Investment Comment: How to spot the dog funds – and what to do if you own one

Dog funds hold a staggering £19.55bn of assets (Source: Getty Images)
When it comes to crowing about so-called “star” performing fund managers and handing out endless awards, the investment industry certainly doesn’t hold back. Yet the simple fact is that, over the long term, after the impact of charges, many fund managers fail to deliver a better return than the benchmarks for the markets they operate in.
While a relatively small handful of fund managers do manage to consistently add significant value to their investors (and rightly deserve recognition), there is also a not insignificant group of funds which have significantly underperformed for a prolonged period time. These are known as “dog” funds and, unsurprisingly, the fund management industry would rather keep quiet about them.
Now you might think a poor performing “dog” fund would be easy to identify and that investors would run a mile from such investments. However, Bestinvest’s latest Spot the Dog report has rounded up a kennel of 49 such funds, which together hold a staggering £19.55bn of assets. Some are niche but others are widely held. While some investors are loyal owners who proactively choose to stick with these funds in the belief that better times are ahead, we suspect that what keeps many invested in dog funds is a simple lack of awareness and inertia.

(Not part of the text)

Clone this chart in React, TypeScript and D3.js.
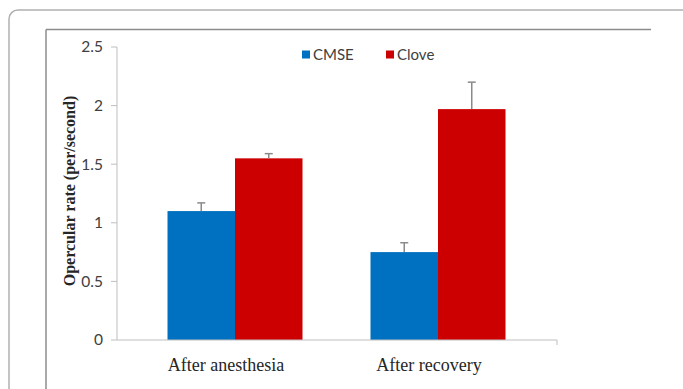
import React from "react";
import * as d3 from "d3";

const categories = ["After anesthesia", "After recovery"];
const seriesNames = ["CMSE", "Clove"];
const cmseValues = [1.1, 0.75];
const cmseErrors = [0.07, 0.08];
const cloveValues = [1.55, 1.97];
const cloveErrors = [0.04, 0.23];
const yTicks = [0, 0.5, 1, 1.5, 2, 2.5];
const colors = ["#0070C0", "#CC0000"];

export default function App() {
  const W = 683, H = 389;
  const y = d3.scaleLinear().domain([0, 2.5]).range([340, 47]);
  const x0 = d3.scaleBand<string>().domain(categories).range([133.5, 539.5]).paddingInner(0).paddingOuter(0);
  const groupW = 135;
  const x1 = d3.scaleBand<string>().domain(seriesNames).range([0, groupW]).padding(0);
  const series = [
    { name: "CMSE", values: cmseValues, errors: cmseErrors, color: colors[0] },
    { name: "Clove", values: cloveValues, errors: cloveErrors, color: colors[1] },
  ];
  const axisLeft = 117, axisRight = 557, axisY = y(0);
  const gx = (c: string) => (x0(c) ?? 0) + (x0.bandwidth() - groupW) / 2;
  return (
    <svg width={W} height={H} style={{ position: "absolute", left: 0, top: 0, background: "#fff" }}>
      <rect x={9} y={10} width={690} height={400} rx={9} fill="#fff" stroke="#b0b0b0" strokeWidth={1.5} />
      <line x1={46} y1={29.5} x2={651} y2={29.5} stroke="#8c8c8c" strokeWidth={1.5} />
      <line x1={46} y1={29.5} x2={46} y2={H} stroke="#8c8c8c" strokeWidth={1.5} />
      {/* y axis */}
      <line x1={axisLeft} y1={y(2.5)} x2={axisLeft} y2={axisY} stroke="#bfbfbf" strokeWidth={1} />
      {yTicks.map((t) => (
        <g key={t}>
          <line x1={axisLeft - 6} x2={axisLeft} y1={y(t)} y2={y(t)} stroke="#bfbfbf" strokeWidth={1} />
          <text x={103} y={y(t)} dy="0.35em" textAnchor="end" fontFamily="Lato, 'Open Sans', sans-serif" fontSize={15.5} fill="#404040">
            {t}
          </text>
        </g>
      ))}
      {/* bars */}
      {series.map((s) =>
        categories.map((c, i) => {
          const bx = gx(c) + (x1(s.name) ?? 0);
          const bw = x1.bandwidth();
          const cx = bx + bw / 2;
          return (
            <g key={s.name + c}>
              <rect x={bx} y={y(s.values[i])} width={bw} height={axisY - y(s.values[i])} fill={s.color} />
              <line x1={cx} x2={cx} y1={y(s.values[i])} y2={y(s.values[i] + s.errors[i])} stroke="#8a8a8a" strokeWidth={1.5} />
              <line x1={cx - 4} x2={cx + 4} y1={y(s.values[i] + s.errors[i])} y2={y(s.values[i] + s.errors[i])} stroke="#8a8a8a" strokeWidth={1.5} />
            </g>
          );
        })
      )}
      {/* x axis */}
      <line x1={axisLeft} y1={axisY} x2={axisRight} y2={axisY} stroke="#bfbfbf" strokeWidth={1} />
      <line x1={axisRight} y1={axisY} x2={axisRight} y2={axisY + 5} stroke="#bfbfbf" strokeWidth={1} />
      {categories.map((c) => (
        <text key={c} x={(x0(c) ?? 0) + x0.bandwidth() / 2 - 9} y={371} textAnchor="middle" fontFamily="'Liberation Serif', 'Times New Roman', serif" fontSize={18} fill="#262626">
          {c}
        </text>
      ))}
      {/* y title */}
      <text transform={`translate(75,191) rotate(-90)`} textAnchor="middle" fontFamily="'Liberation Serif', 'Times New Roman', serif" fontWeight="bold" fontSize={16} fill="#262626">
        Opercular rate (per/second)
      </text>
      {/* legend */}
      {series.map((s, i) => {
        const lx = [302, 386][i];
        return (
          <g key={s.name}>
            <rect x={lx} y={50.5} width={8} height={8} fill={s.color} />
            <text x={lx + 11} y={59.5} fontFamily="Lato, 'Open Sans', sans-serif" fontSize={15} fill="#404040">
              {s.name}
            </text>
          </g>
        );
      })}
    </svg>
  );
}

With markets hovering at record levels and the FTSE All Share Index, a measure of the overall UK stock market, having enjoyed two years of double digit returns, even serious laggards have risen in value. That makes the business of dog fund spotting a challenge for the ordinary investor, as they may think their funds have been doing a great job over the last couple of years, when in fact the manager’s decisions have reduced the returns delivered by markets generally. And in the process they have earned a chunky fee.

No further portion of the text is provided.